EXERCISE DESCRIPTION:
Only the lines from the line containing "Convert this diagram to TikZ code." to the line containing "(0,0) rectangle (485,458);", with both of those lines, are to be repeated exactly. Leave the images out.

Lines of data:
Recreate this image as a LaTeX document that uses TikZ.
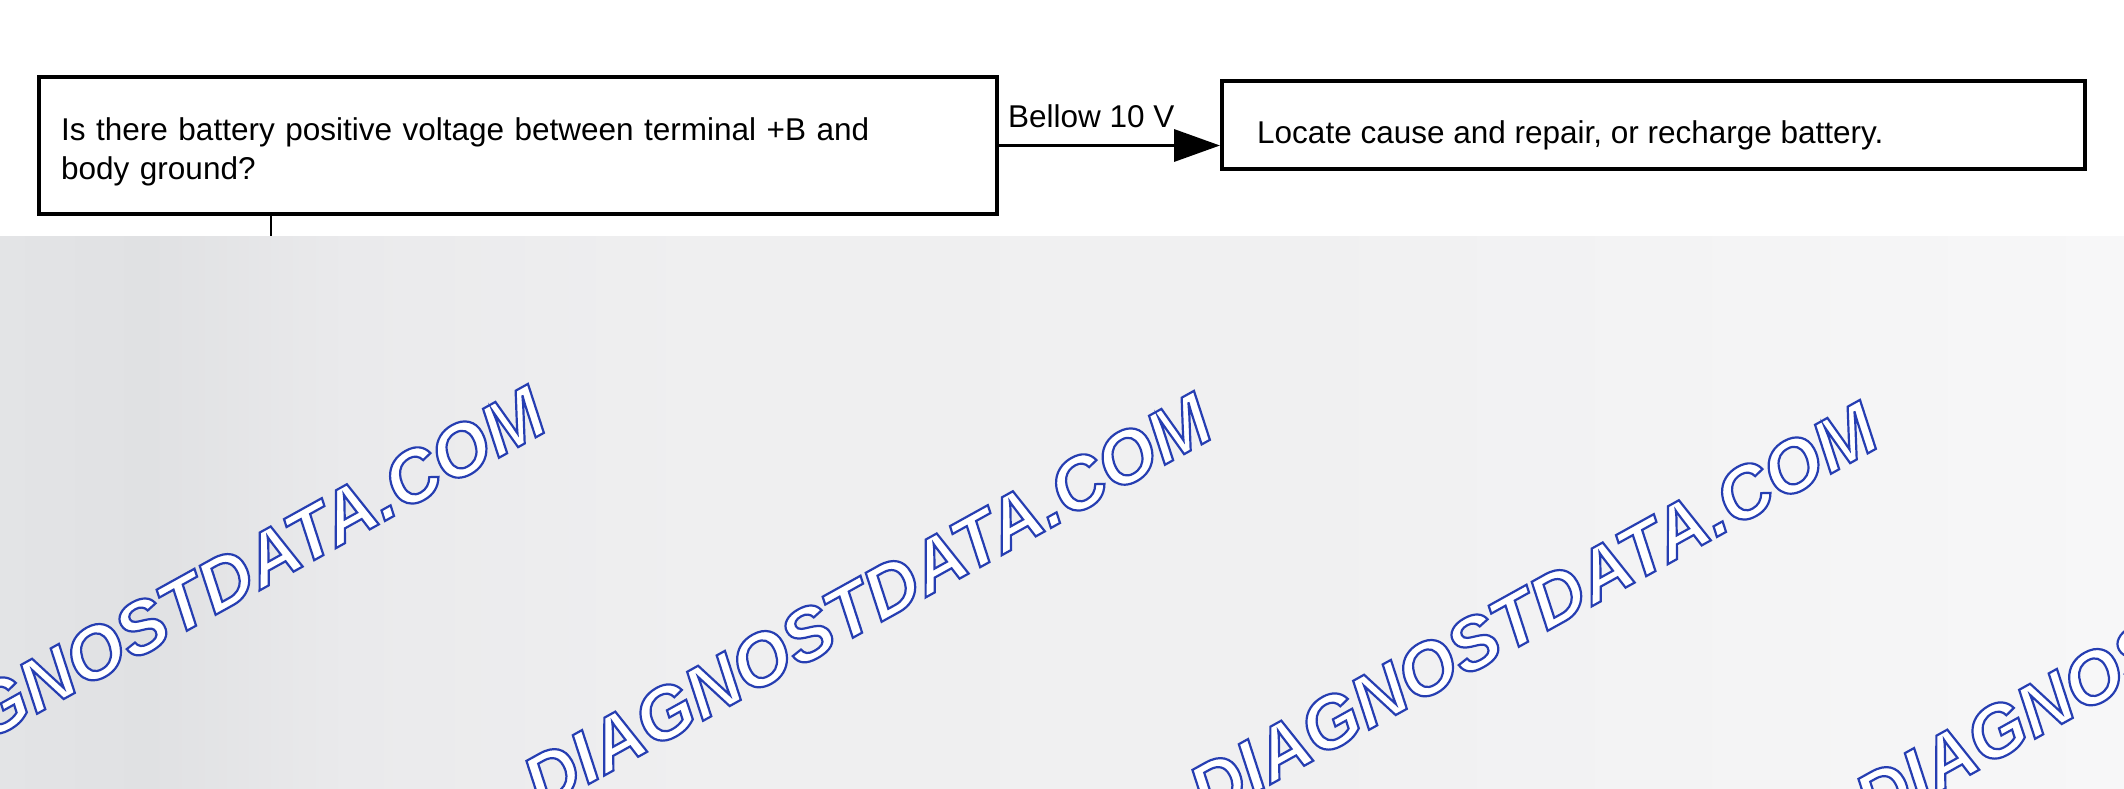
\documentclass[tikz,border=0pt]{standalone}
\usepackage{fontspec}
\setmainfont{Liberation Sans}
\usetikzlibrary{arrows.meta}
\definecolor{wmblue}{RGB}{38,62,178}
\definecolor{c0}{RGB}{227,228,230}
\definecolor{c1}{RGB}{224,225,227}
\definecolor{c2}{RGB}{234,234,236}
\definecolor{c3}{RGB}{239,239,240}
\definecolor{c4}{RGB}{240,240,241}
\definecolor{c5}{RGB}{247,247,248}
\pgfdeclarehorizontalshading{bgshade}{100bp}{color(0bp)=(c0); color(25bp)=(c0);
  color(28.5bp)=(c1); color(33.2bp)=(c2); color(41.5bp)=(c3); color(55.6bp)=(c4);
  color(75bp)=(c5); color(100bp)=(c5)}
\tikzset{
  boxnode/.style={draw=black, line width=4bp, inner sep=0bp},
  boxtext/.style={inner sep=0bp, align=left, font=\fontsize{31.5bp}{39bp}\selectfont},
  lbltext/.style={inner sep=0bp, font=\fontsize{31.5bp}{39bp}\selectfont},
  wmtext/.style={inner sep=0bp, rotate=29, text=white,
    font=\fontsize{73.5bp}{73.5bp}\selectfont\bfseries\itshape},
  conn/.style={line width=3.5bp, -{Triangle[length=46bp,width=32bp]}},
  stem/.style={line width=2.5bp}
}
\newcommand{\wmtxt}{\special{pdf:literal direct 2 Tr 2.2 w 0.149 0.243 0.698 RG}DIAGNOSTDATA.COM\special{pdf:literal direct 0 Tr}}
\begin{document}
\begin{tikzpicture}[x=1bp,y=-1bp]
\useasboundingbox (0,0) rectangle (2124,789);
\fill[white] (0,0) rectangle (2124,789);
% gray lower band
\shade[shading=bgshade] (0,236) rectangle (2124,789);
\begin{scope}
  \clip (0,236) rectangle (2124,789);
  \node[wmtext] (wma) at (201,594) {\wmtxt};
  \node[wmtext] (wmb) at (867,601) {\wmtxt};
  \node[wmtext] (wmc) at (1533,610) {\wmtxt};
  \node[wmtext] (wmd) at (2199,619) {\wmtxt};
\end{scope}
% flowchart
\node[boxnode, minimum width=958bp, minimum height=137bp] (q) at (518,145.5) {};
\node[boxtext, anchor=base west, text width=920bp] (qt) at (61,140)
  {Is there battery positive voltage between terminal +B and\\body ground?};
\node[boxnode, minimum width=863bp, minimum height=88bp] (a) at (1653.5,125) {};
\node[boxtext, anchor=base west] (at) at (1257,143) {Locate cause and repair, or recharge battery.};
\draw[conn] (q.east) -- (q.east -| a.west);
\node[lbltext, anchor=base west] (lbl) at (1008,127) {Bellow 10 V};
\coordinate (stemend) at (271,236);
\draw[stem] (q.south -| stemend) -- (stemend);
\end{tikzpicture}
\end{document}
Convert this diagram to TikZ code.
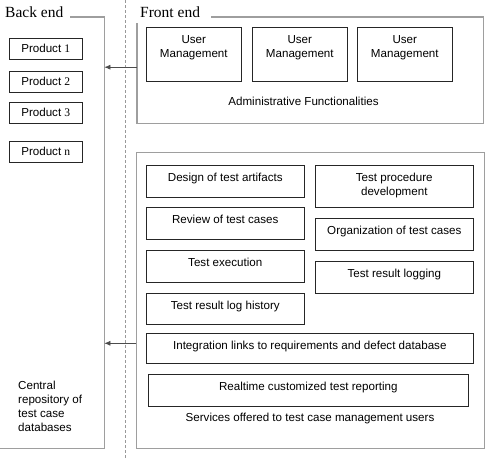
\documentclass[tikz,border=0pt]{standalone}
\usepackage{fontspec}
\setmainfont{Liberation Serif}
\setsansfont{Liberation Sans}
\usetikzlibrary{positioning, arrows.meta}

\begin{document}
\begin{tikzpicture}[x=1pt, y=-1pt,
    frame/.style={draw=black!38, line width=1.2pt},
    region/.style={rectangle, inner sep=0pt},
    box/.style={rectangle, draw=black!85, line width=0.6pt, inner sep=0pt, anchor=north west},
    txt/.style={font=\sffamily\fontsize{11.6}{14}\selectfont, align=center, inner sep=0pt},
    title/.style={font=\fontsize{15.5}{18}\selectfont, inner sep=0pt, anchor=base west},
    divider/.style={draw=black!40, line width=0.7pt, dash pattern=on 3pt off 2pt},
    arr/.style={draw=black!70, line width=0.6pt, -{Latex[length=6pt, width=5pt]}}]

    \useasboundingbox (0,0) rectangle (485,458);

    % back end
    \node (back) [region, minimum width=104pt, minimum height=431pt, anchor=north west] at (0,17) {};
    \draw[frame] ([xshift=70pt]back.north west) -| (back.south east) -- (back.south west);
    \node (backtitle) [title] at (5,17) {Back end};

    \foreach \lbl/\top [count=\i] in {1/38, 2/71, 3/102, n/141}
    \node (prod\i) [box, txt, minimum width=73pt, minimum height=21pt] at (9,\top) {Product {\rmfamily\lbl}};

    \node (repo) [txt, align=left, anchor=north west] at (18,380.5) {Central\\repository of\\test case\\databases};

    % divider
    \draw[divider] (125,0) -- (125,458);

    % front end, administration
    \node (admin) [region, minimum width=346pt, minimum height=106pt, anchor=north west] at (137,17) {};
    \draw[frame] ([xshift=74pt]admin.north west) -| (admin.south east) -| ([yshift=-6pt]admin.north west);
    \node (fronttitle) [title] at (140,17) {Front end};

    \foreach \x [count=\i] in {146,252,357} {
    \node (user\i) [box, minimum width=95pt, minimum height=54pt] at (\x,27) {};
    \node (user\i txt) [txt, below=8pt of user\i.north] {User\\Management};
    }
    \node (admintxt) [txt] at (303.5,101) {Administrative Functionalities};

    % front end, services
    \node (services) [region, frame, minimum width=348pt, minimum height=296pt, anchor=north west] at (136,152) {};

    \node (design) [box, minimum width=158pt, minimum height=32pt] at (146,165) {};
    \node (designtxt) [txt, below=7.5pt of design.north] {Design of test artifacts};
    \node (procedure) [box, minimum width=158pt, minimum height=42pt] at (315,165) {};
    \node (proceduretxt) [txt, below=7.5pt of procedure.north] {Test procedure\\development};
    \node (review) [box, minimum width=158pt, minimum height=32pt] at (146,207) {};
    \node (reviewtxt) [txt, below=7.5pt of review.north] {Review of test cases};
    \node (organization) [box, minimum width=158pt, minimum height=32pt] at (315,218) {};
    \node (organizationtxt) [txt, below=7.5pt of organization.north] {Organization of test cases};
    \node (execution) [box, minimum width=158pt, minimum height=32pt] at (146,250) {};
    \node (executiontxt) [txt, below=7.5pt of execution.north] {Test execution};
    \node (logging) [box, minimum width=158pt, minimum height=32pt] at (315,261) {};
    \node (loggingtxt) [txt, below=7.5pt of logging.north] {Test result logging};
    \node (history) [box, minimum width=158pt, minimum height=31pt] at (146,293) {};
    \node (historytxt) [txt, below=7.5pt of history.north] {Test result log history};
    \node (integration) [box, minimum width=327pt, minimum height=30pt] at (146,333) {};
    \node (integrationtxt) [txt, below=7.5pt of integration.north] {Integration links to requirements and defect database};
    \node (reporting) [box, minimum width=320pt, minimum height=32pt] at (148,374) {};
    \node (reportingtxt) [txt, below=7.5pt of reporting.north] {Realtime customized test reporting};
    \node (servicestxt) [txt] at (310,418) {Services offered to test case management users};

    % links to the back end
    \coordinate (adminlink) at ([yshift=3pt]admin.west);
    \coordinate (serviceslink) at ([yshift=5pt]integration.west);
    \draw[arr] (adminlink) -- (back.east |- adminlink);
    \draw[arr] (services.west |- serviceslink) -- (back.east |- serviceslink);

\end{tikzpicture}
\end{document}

ANSWER FOR THIS EXERCISE:
Convert this diagram to TikZ code.
\documentclass[tikz,border=0pt]{standalone}
\usepackage{fontspec}
\setmainfont{Liberation Serif}
\setsansfont{Liberation Sans}
\usetikzlibrary{positioning, arrows.meta}

\begin{document}
\begin{tikzpicture}[x=1pt, y=-1pt,
    frame/.style={draw=black!38, line width=1.2pt},
    region/.style={rectangle, inner sep=0pt},
    box/.style={rectangle, draw=black!85, line width=0.6pt, inner sep=0pt, anchor=north west},
    txt/.style={font=\sffamily\fontsize{11.6}{14}\selectfont, align=center, inner sep=0pt},
    title/.style={font=\fontsize{15.5}{18}\selectfont, inner sep=0pt, anchor=base west},
    divider/.style={draw=black!40, line width=0.7pt, dash pattern=on 3pt off 2pt},
    arr/.style={draw=black!70, line width=0.6pt, -{Latex[length=6pt, width=5pt]}}]

    \useasboundingbox (0,0) rectangle (485,458);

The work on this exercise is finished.